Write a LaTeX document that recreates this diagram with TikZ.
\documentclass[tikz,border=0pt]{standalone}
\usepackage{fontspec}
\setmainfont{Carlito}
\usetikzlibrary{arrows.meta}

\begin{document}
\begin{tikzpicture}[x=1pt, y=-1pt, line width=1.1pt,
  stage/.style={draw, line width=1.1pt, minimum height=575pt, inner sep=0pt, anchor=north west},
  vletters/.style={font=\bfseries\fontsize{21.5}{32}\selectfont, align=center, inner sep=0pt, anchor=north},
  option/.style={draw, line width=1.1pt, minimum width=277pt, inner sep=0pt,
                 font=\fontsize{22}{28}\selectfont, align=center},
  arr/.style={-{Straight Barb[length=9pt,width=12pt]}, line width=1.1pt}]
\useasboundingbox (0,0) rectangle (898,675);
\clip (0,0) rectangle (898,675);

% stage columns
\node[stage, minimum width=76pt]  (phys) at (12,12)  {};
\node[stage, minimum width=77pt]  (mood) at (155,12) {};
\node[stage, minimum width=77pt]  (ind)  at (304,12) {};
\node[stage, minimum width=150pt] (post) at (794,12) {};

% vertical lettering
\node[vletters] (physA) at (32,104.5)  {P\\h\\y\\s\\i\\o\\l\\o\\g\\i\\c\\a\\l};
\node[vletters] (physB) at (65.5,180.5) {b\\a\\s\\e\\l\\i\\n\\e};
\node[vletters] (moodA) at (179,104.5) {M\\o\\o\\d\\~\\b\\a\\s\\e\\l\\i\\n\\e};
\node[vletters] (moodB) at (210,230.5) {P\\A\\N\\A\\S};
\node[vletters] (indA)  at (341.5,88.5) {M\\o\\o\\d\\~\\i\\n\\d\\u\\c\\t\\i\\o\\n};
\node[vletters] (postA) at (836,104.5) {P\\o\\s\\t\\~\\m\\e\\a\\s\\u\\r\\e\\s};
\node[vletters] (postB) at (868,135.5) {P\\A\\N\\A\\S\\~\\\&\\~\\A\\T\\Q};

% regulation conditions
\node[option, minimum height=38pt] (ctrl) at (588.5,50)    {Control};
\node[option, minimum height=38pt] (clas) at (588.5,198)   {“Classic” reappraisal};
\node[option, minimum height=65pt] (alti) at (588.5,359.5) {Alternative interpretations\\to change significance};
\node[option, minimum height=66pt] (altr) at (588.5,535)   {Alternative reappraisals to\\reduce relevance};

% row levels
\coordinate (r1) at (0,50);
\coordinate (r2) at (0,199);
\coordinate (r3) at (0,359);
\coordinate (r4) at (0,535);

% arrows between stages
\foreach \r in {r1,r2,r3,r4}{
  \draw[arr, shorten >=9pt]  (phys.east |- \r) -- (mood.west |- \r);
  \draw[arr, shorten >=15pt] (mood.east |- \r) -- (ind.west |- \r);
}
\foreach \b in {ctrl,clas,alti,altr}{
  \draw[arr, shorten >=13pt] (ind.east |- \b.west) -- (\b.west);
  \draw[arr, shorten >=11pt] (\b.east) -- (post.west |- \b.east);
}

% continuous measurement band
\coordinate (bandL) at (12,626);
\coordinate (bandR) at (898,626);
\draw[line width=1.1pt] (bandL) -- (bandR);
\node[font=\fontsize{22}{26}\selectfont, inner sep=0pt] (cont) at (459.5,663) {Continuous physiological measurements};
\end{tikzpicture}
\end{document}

..............................

*OBJECTIVE*:
Restate the first line and every line after it, word for word, stopping once the line with "(postB) at (868,135.5)" is done.

*COMPLETE RESPONSE*:
Write a LaTeX document that recreates this diagram with TikZ.
\documentclass[tikz,border=0pt]{standalone}
\usepackage{fontspec}
\setmainfont{Carlito}
\usetikzlibrary{arrows.meta}

\begin{document}
\begin{tikzpicture}[x=1pt, y=-1pt, line width=1.1pt,
  stage/.style={draw, line width=1.1pt, minimum height=575pt, inner sep=0pt, anchor=north west},
  vletters/.style={font=\bfseries\fontsize{21.5}{32}\selectfont, align=center, inner sep=0pt, anchor=north},
  option/.style={draw, line width=1.1pt, minimum width=277pt, inner sep=0pt,
                 font=\fontsize{22}{28}\selectfont, align=center},
  arr/.style={-{Straight Barb[length=9pt,width=12pt]}, line width=1.1pt}]
\useasboundingbox (0,0) rectangle (898,675);
\clip (0,0) rectangle (898,675);

% stage columns
\node[stage, minimum width=76pt]  (phys) at (12,12)  {};
\node[stage, minimum width=77pt]  (mood) at (155,12) {};
\node[stage, minimum width=77pt]  (ind)  at (304,12) {};
\node[stage, minimum width=150pt] (post) at (794,12) {};

% vertical lettering
\node[vletters] (physA) at (32,104.5)  {P\\h\\y\\s\\i\\o\\l\\o\\g\\i\\c\\a\\l};
\node[vletters] (physB) at (65.5,180.5) {b\\a\\s\\e\\l\\i\\n\\e};
\node[vletters] (moodA) at (179,104.5) {M\\o\\o\\d\\~\\b\\a\\s\\e\\l\\i\\n\\e};
\node[vletters] (moodB) at (210,230.5) {P\\A\\N\\A\\S};
\node[vletters] (indA)  at (341.5,88.5) {M\\o\\o\\d\\~\\i\\n\\d\\u\\c\\t\\i\\o\\n};
\node[vletters] (postA) at (836,104.5) {P\\o\\s\\t\\~\\m\\e\\a\\s\\u\\r\\e\\s};
\node[vletters] (postB) at (868,135.5) {P\\A\\N\\A\\S\\~\\\&\\~\\A\\T\\Q};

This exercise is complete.